For most of this century, New West politics has been dominated by centre-left politicians endorsed by the New Westminster and District Labour Council. For many years, they ran independently but in a loose coalition. In the last election, however, they formed the Community First New West party, which won the mayor’s seat and a majority on council and school board. One of their elected members was Beattie. 

The party has now put forward Jalen Bachra, a 21-year-old who works for NDP Leader Jagmeet Singh, as its candidate. The opposition party in New West has put forward their own candidate in Kathleen Carlsen, a former district PAC chair, and two independents are also running. 

The debate between the candidates has been respectful, and there haven’t been serious divisions on issues like SOGI or parental rights that have provoked controversy in other school board elections.

But on social media, there’s a definite undercurrent of the byelection being a bit of a referendum on Community First’s running of the city, and their majority on the school board in particular, including their original endorsement of Beattie. A controversy just this week over the district taking money from a musical theatre program — which has since been returned — caused further criticism. 

No matter what happens on Saturday, Community First will continue to have a majority on school board, and on council.

But byelections provide a unique window to check the pulse of residents (at least, the five to 20 per cent that tend to show up), and Saturday’s results will provide some evidence of which way the political wind is blowing in the Royal City. 

The look back

 
 
 
 

1. ABC

 

More elections will be coming for more residents soon in the form of a provincial election this year, and a federal election this year or next — and that will have spillover effects for municipalities in unpredictable ways. Case in point: the chair of Vancouver’s ruling party and one of its park board commissioners are both battling for the Conservative Party’s federal nomination in Vancouver-Granville. And in other park board news, an opposition commissioner is putting forward a motion to consider legal action to prevent its likely elimination, though the legal bar is always high when it comes to challenging a province’s regulation of municipalities.

Read more in Daily Hive

2. AAP

Most of the time in politics, voters are asked to endorse a person, proposal, or decision. But in B.C., there’s something called the Alternative Approval Process, where they’re given a month to voice their disapproval for specific types of proposals (usually involving loans for public infrastructure), and it can get stopped or delayed if more than 10 per cent show their disagreement. Two AAPs are underway in Nanaimo and the Capital Regional District, and we broke down how they’re used — and what some of the risks are. 

Read more

3. Amalgamation

Of course, the Capital Regional District is a relatively small area comprising 13 separate municipalities, and there has long been debate over whether that makes sense. But the topic of amalgamation reached a new milestone on Thursday, as Victoria and Saanich held their first information session for a citizens assembly that is starting in a couple of months time, and could lead to a vote on whether the region’s two biggest municipalities wish to formally merge some of their services — or even their communities as a whole.

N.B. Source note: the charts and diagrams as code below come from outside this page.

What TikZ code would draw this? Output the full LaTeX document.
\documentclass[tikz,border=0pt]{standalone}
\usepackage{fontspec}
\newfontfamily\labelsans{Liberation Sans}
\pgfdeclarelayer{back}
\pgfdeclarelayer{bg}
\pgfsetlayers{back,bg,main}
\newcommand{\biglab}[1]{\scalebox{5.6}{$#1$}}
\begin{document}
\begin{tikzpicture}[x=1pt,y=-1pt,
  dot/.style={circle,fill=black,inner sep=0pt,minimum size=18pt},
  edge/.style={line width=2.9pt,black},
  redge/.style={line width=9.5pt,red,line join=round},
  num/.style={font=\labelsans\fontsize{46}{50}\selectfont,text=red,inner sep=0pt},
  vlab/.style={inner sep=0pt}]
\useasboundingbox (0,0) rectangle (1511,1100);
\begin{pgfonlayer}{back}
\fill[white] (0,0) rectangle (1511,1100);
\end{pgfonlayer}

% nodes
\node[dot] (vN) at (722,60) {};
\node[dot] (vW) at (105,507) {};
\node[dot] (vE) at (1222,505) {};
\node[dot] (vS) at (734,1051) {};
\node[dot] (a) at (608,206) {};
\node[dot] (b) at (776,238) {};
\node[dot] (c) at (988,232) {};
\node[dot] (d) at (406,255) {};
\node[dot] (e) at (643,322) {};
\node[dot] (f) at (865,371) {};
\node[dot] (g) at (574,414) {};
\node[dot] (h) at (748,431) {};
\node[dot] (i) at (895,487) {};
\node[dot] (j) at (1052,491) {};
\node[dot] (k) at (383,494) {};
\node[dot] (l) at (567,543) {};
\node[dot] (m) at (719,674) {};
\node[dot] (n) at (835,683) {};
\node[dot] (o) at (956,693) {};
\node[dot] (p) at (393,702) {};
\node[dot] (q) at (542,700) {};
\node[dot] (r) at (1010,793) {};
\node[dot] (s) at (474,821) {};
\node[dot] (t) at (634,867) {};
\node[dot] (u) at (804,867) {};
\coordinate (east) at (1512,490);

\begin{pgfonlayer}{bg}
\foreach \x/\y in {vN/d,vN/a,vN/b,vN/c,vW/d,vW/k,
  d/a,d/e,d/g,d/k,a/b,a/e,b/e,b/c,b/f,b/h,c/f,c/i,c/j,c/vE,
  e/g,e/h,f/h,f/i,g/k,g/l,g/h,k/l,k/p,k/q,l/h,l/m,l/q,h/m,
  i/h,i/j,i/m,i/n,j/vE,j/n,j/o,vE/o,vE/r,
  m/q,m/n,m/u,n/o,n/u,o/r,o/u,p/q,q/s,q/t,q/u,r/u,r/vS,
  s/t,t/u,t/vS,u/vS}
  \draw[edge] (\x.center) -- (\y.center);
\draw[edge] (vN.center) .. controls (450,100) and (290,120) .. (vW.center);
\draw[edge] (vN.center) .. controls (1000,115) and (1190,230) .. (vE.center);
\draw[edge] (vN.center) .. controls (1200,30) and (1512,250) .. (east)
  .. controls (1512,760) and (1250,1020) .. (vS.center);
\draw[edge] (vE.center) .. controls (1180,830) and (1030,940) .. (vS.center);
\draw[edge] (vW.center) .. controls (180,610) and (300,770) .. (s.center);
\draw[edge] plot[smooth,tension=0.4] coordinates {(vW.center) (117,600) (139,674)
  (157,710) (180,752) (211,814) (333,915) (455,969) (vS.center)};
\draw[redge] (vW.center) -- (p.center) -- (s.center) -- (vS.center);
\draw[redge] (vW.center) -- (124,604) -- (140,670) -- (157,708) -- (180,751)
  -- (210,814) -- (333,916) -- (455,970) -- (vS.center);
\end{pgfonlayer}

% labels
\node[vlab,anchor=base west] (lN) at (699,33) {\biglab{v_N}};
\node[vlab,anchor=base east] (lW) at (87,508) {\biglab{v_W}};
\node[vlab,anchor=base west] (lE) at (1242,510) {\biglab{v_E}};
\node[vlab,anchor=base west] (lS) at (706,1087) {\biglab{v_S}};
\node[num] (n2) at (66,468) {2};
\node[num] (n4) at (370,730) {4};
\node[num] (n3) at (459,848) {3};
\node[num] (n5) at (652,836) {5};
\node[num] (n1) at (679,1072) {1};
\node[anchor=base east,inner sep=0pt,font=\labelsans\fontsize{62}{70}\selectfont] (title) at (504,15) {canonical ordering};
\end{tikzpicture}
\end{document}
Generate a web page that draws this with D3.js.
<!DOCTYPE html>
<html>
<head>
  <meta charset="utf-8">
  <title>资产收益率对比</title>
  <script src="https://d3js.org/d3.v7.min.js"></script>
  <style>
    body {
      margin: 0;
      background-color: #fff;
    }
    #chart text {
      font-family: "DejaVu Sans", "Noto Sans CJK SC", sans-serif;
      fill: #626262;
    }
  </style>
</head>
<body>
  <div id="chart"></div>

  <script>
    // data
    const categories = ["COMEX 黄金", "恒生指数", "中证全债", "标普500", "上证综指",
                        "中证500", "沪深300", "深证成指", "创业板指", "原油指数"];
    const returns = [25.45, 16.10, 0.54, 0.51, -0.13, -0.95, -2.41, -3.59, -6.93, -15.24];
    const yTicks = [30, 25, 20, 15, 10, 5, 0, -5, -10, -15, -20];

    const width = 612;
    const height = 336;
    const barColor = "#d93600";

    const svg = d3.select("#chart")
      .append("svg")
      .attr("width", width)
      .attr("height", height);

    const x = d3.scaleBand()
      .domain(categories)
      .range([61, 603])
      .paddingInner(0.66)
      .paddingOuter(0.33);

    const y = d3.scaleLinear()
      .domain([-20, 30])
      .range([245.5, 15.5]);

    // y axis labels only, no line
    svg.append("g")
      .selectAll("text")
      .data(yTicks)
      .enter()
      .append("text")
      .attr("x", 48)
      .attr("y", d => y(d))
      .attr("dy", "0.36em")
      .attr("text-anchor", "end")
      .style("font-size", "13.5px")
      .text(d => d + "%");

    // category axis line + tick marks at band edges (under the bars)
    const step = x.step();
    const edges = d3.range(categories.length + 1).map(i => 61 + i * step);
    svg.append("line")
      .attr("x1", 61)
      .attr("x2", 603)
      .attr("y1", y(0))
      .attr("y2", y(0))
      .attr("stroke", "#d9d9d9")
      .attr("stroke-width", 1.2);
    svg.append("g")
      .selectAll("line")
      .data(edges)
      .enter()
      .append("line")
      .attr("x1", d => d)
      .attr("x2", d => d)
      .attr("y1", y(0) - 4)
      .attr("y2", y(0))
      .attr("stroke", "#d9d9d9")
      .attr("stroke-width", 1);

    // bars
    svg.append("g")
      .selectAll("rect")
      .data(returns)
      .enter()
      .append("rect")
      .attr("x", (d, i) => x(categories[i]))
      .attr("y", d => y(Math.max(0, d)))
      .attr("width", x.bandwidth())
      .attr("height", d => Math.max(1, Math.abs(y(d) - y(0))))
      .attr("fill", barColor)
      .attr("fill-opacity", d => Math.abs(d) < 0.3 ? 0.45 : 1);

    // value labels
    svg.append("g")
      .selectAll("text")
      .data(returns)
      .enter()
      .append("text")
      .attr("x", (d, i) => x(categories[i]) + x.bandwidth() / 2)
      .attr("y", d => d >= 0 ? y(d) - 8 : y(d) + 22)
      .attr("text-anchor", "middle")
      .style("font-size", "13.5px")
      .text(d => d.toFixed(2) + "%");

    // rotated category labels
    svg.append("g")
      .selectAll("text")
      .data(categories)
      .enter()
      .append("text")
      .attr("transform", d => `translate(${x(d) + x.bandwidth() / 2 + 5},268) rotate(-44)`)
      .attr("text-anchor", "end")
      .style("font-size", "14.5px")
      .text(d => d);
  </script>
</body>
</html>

Read more at VictoriaSaanich.ca

4. Appeals

As governments continue to adopt Codes of Conduct, there are conflicts and legal battles around how they’re enforced, which in turn impacts how governments deal with these codes and conflicts in the future. All of which is to say that the B.C. Court of Appeal’s ruling on a long running dispute between a regional government and one of its directors — and ruling in favour of the punished director — is likely being read by plenty of municipal lawyers this week. 

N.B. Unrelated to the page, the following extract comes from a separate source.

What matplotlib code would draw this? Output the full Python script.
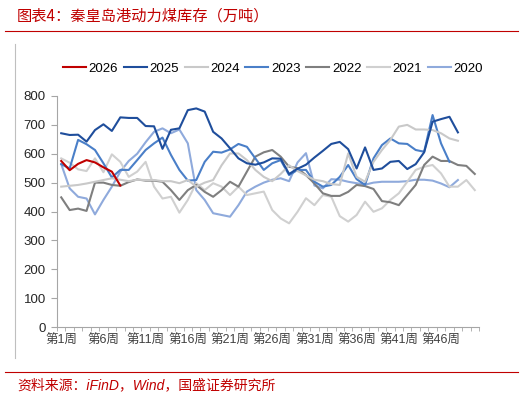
import matplotlib
matplotlib.use("Agg")
import matplotlib.pyplot as plt
from matplotlib.ticker import MultipleLocator, FixedLocator

plt.rcParams['font.family'] = ['Liberation Sans', 'Noto Sans CJK SC']

# week labels (50 categories, label every 5 weeks)
weeks = list(range(1, 51))
tick_weeks = list(range(1, 50, 5))
tick_labels = ['第%d周' % w for w in tick_weeks]

y2026 = [575, 543, 565, 578, 570, 553, 538, 490]
y2025 = [671, 665, 666, 642, 682, 702, 679, 726, 724, 724, 696, 695, 617, 683, 688,
         751, 757, 746, 676, 653, 619, 584, 567, 562, 570,
         584, 583, 530, 548, 562, 587, 610, 634, 641, 616, 549, 622, 544, 549, 572,
         575, 547, 564, 605, 711, 720, 728, 674]
y2024 = [486, 489, 492, 497, 503, 509, 515, 510, 505, 510, 509, 509, 505, 505, 498,
         509, 486, 500, 509, 560, 601, 601, 578, 544, 520, 505, 530, 560, 540, 525,
         510, 505, 495, 492, 601, 520, 503, 572, 613, 648, 694, 700, 684, 684, 682,
         671, 653, 645]
y2023 = [564, 549, 648, 633, 613, 567, 518, 544, 544, 578, 613, 636, 656,
         596, 544, 507, 509, 572, 607, 604, 615, 634, 624, 584,
         544, 567, 578, 526, 544, 544, 503, 486, 492, 520, 561, 512, 492,
         584, 630, 653, 636, 634, 613, 607, 734, 636, 572]
y2022 = [449, 405, 410, 402, 500, 500, 492, 489, 502, 511, 507, 507, 503, 474, 440,
         474, 492, 468, 451, 474, 503, 486, 538, 590, 605, 613, 590, 555, 550, 526,
         497, 463, 454, 454, 468, 492, 488, 478, 436, 432, 422, 457, 492, 561, 590,
         575, 575, 561, 558, 530]
y2021 = [584, 569, 546, 540, 584, 536, 598, 572, 520, 538, 572, 486, 445, 451, 396,
         440, 498, 474, 498, 486, 457, 486, 457, 463, 469, 405, 376, 359, 399, 446,
         422, 457, 451, 384, 365, 388, 434, 399, 411, 440, 463, 503, 544, 555, 561,
         532, 486, 486, 509, 474]
y2020 = [564, 480, 451, 445, 390, 440, 486, 538, 575, 600, 640, 676, 688, 671, 684,
         636, 474, 440, 394, 388, 382, 422, 469, 486, 500, 510, 515, 505, 570, 602,
         490, 480, 512, 510, 503, 498, 493, 500, 503, 503, 503, 505, 510, 510, 507,
         497, 484, 509]

series = [
    ('2026', y2026, '#C00000'),
    ('2025', y2025, '#1F4E9C'),
    ('2024', y2024, '#C9C9C9'),
    ('2023', y2023, '#4A7FC8'),
    ('2022', y2022, '#7F7F7F'),
    ('2021', y2021, '#D0D0D0'),
    ('2020', y2020, '#8FAADC'),
]

W, H = 525, 397
fig = plt.figure(figsize=(W / 100, H / 100), dpi=100)

# title, rules, frame
red = '#C00000'
fig.text(17 / W, 1 - 16 / H, '图表4：秦皇岛港动力煤库存（万吨）', color=red, fontsize=11,
         style='italic', va='center', ha='left', family=['Noto Sans CJK SC'])
fig.add_artist(plt.Line2D([5 / W, 518 / W], [1 - 31 / H, 1 - 31 / H], color=red, lw=0.8))
fig.add_artist(plt.Line2D([5 / W, 518 / W], [1 - 372 / H, 1 - 372 / H], color=red, lw=0.8))
fig.add_artist(plt.Line2D([15 / W, 15 / W], [1 - 44 / H, 1 - 358 / H], color='#BFBFBF', lw=0.8))
fig.text(17 / W, 1 - 385 / H, '资料来源：iFinD，Wind，国盛证券研究所', color=red, fontsize=10,
         style='italic', va='center', ha='left')

ax = fig.add_axes([57 / W, 1 - 327 / H, (479 - 57) / W, (327 - 96) / H])
n = len(series)
for i, (name, vals, col) in enumerate(series):
    ax.plot(weeks[:len(vals)], vals, color=col, lw=1.5, label=name,
            zorder=10 if name == '2026' else n - i)

ax.set_xlim(0.5, 50.5)
ax.set_ylim(0, 800)
ax.yaxis.set_major_locator(MultipleLocator(100))
ax.xaxis.set_major_locator(FixedLocator(tick_weeks))
ax.set_xticklabels(tick_labels)
ax.xaxis.set_minor_locator(FixedLocator([w + 0.5 for w in range(0, 51)]))
ax.tick_params(axis='x', which='major', length=0, pad=6, labelsize=9, colors='#404040')
ax.tick_params(axis='x', which='minor', length=3, color='#A6A6A6', direction='out')
ax.tick_params(axis='y', length=4, color='#A6A6A6', labelsize=9.5, labelcolor='#262626', pad=4)
for s in ['top', 'right']:
    ax.spines[s].set_visible(False)
for s in ['left', 'bottom']:
    ax.spines[s].set_color('#A6A6A6')
    ax.spines[s].set_linewidth(0.8)

fig.legend(loc='center', bbox_to_anchor=(273 / W, 1 - 69 / H), ncol=7, frameon=False,
           fontsize=9.5, handlelength=1.75, handletextpad=0.2, columnspacing=0.42)

fig.savefig('out.png', dpi=100)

Read more in the Times Colonist

5. A Langley Mayor

Eric Woodward has made no secret that he wants the Township of Langley to move faster and think bigger on a host of issues — and that includes his own budget. Council voted to give his office a $100,000 fund for discretionary purposes, with the money coming from a community grants budget that was never fully used. But it sparked a debate over the always thorny issue of how much mayors should be able to operate independent of council.